It’s hard to not to associate Vice President Mike Pence and conversion therapy. The old anti-homosexual therapy is again in the news ever since Pence ran and eventually won as Donald Trump’s wingman.
Pence was been accused of promoting conversion therapy even during his 2000 congressional campaign.
But while his spokesperson, Marc Lotter, has adamantly denied this, telling the New York Times that it is “patently false” and was a misinterpretation of Pence’s statements, the current vice president is still connected by LGBT activists to conversion therapy.
Mike Pence and conversion therapy: The Ryan White Care Act
During his time as congressman, Pence sought to change the Ryan White Care Act, which requires under federal law to provide financing to those seeking HIV and AIDS treatment.
In his website, he stated that he was seeking to change the act: “Congress should support the reauthorization of the Ryan White Care Act only after completion of an audit to ensure that federal dollars were no longer being given to organizations that celebrate and encourage the types of behaviors that facilitate the spreading of the HIV virus.”
“Resources should be directed toward those institutions which provide assistance to those seeking to change their sexual behaviour,” his statement on his website said.
Mike Pence and conversion therapy: The 2016 Republican platform
One platform in the Republican campaign last year had this line: right of parents to determine the proper medical treatment and therapy for their minor children.
Both Lotter and incoming White House chief of staff, Reince Priebus, deny these were anti-LGBT. Rather, Pence was seeking to redirect funds to organizations that promote safe sex while the platform had nothing to do with conversion therapy at all.

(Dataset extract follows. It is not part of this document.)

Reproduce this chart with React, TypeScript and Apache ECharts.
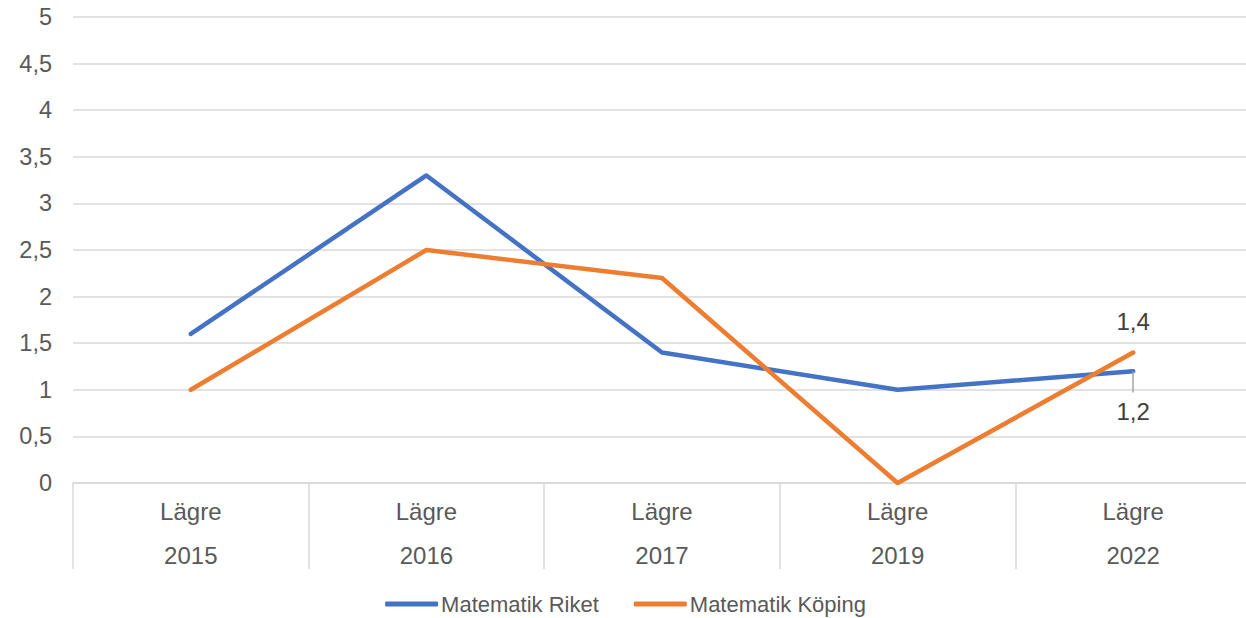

Rea Carey, the executive director of the National LGBTQ Task Force, is wary of these denials.
“That is very specific language– some might call it a dog whistle– that has been used for decades to very thinly cloak deeply homophobic beliefs,” Carey said.
“Particularly the phrase ‘seeking to change their sexual behavior,’ to me, is code for conversion therapy,” she added.
Conversion therapy or reparative therapy
But what exactly is conversion therapy, or what is sometimes called reparative therapy?
Conversion therapy has its roots way back in 1920 when Sigmund Freud attempted to change the sexual preference of a girl to heterosexual. While he found it not possible, this kind of therapy continued when parents would bring their children to psychiatrists due to their same sex preference.
A lot of these psychiatrists created various treatments to convert these patients: institutionalization, psychoanalysis estrogen treatment (which would lower the libido in gays), electroconvulsive therapy (where seizure is induced during an electric shock).
Aversion therapy was also created where patients were pre-conditioned to think of same sex feelings as a bad thing, or giving them drugs that induce nausea.
Recent types of conversion therapies are less brutal, using mostly psychoanalysis. Here, the parents are blamed for their children’s sexual preferences. Some were advised to avoid having friends with the opposite sex.
Banning conversion therapy against LGBT
Despite its name, the therapy sill causes emotional damage to patients, which led to President Barack Obama to call for the banning of conversion therapy in 2015.
This came about after a young lesbian killed herself and left a note talking about her conversion therapy.
Unfortunately, there are four more years of Pence so we’ll see how conversion therapy will play in this administration.